━━━━━ EXERCISE INPUTS ━━━━━

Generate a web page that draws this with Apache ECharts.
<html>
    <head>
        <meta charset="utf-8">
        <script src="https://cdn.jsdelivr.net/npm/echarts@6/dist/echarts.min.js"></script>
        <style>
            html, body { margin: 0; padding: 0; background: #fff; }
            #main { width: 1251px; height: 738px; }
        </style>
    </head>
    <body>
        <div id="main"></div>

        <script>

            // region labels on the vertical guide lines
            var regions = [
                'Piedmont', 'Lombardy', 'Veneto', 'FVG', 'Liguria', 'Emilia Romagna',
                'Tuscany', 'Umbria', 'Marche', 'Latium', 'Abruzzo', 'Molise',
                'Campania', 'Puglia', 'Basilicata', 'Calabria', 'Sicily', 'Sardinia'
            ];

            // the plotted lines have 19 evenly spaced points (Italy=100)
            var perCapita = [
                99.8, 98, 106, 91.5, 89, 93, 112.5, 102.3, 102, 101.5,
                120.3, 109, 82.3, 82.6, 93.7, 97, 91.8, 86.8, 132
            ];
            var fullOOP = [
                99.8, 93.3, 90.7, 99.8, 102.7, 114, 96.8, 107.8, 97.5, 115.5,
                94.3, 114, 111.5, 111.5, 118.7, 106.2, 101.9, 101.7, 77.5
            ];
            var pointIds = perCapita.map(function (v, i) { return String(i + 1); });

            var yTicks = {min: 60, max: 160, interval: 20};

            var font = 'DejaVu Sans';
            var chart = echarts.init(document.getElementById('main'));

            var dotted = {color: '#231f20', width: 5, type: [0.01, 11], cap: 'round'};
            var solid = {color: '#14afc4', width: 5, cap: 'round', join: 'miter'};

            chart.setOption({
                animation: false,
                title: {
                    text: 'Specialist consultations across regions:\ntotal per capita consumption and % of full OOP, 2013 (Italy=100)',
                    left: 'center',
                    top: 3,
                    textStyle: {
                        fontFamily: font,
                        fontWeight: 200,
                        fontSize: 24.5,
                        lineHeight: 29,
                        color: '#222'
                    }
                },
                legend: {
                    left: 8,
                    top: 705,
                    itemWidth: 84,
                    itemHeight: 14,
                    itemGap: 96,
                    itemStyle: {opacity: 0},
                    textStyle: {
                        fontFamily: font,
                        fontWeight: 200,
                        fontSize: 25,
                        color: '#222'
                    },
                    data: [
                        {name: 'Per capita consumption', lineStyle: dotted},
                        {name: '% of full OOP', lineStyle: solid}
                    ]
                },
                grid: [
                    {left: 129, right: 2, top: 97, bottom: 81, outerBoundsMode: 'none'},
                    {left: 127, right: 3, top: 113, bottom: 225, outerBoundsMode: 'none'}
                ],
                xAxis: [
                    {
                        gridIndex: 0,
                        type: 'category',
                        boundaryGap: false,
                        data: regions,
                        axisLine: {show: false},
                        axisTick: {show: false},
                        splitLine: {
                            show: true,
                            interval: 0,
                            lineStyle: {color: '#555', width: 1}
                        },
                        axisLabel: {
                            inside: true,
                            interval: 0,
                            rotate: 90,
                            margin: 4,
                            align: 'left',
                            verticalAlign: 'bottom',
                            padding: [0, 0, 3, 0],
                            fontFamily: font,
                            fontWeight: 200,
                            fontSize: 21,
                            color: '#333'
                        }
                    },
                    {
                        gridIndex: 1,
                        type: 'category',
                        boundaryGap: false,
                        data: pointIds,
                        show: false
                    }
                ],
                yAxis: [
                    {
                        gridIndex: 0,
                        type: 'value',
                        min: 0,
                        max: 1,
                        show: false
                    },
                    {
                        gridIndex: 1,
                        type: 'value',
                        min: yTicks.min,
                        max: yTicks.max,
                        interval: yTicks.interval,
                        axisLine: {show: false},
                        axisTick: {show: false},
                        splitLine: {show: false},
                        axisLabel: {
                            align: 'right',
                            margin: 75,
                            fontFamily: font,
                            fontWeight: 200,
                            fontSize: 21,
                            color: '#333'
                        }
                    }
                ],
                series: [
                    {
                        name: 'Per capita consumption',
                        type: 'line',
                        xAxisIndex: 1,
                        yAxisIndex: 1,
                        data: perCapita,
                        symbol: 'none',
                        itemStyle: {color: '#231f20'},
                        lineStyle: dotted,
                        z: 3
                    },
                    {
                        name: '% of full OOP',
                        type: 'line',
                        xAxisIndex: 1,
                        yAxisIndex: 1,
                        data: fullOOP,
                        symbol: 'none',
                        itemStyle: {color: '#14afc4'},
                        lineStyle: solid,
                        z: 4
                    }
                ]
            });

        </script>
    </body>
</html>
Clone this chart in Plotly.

━━━━━
━━━━━ EXERCISE INPUTS ━━━━━

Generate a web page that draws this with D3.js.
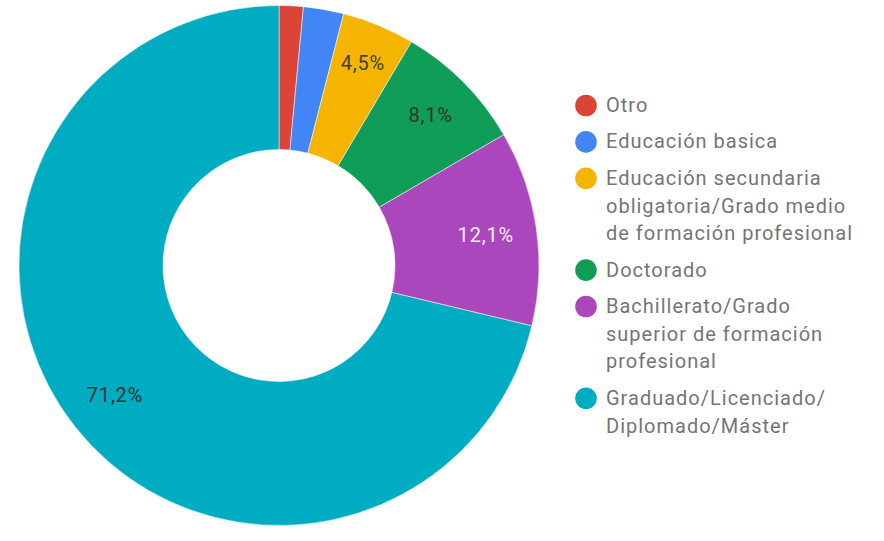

━━━━━
━━━━━ EXERCISE INPUTS ━━━━━

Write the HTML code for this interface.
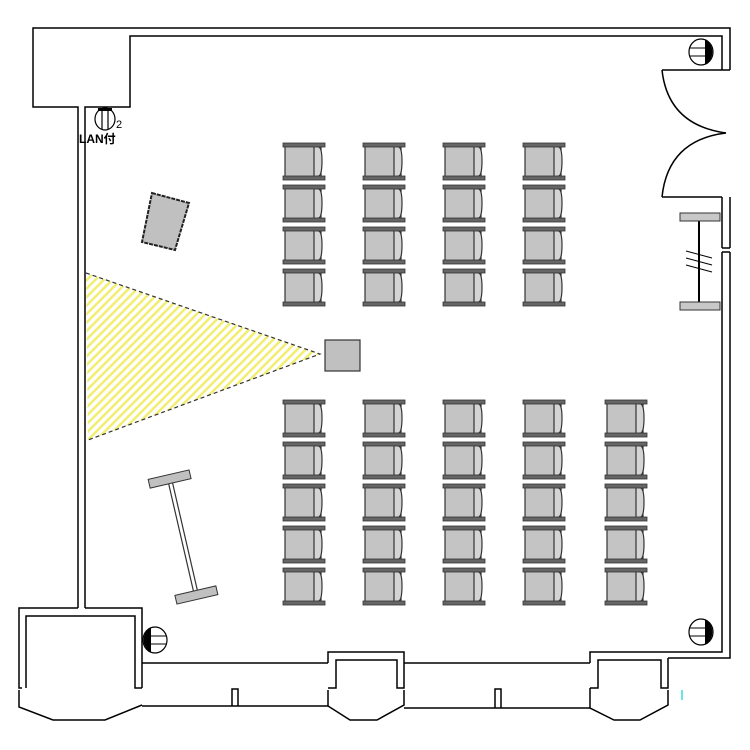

━━━━━

PROBLEM: A line counts if it holds the word "Generate". Work out how many lines in the listing count, and give only that number.

EXERCISE SOLUTION: 2